True faith is in the head, not in the headgear.

A single visit into the heart is

Better than a hundred pilgrimages.

The Moslem zealots, like the bigots of medieval Christianity, preached submission to God, denial of the human worth, and strict observance of religious practices. Yunus Emre and other mystics denigrated these views, which had as their concomitants an insistence on

the hereafter with its Hell or Paradise and a preoccupation with the punishment that God inflicts. The dogma dwelt on the fear of a God of punishment (mysterium tremendum). The mystic felt the love of a God of mercy and compassion (mysterium fascionum), and sought to arrive at a sense of arete or virtues, the truly human kind of excellence. Yunus Emre's poems are full of the concept of the supremacy of love for true faith:

For heaven's sake, what is faith or creed without love?

The heart is where God's truth rests.

The true lovers of God have no craving for 'Paradise.

They strive beyond Paradise to arrive at His domain.

  
Yunus Emre directs his scathing satire at bigots who offer narrow, superficial, and formalistic interpretations of Islam.

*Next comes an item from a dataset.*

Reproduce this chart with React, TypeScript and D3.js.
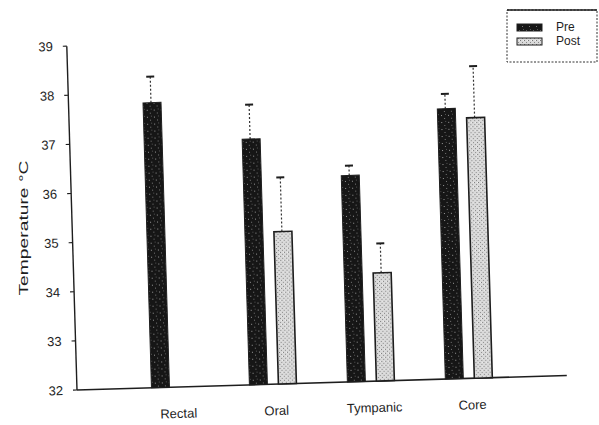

He brings some orthodox views into a sharp focus in a devastating poem.

Heaven's bridge is sharper than a sword, thinner than hair.

You know, I d like to go on it and build houses right there.

Way down below the bridge, raging with flames, crackles Hell's pit,

I want to walk over to its shade and lie there a bit.

Because I call your fire a shade, don't scold me, pharisees;

May it please you, I think a little burning is a bliss.

Himself posing as a hypocrite who projects devoutness and puts on airs of piety, Yunus Emre lampoons the clergy:

In public I am pious, always seen with my prayer beads;

My tongue arms the ways of God, not that my heart accedes.

They kiss my hands, they take my cap and cape for religion;

They think I am the way I look, they think I commit no sin.

  
Claiming that the true believer "Has no hope of Paradise nor fear of Hell," the mystic poet is capable of taking even God himself to task:

You set a scale to weigh deeds, for your aim

Is to hurl me into Hell's crackling flame.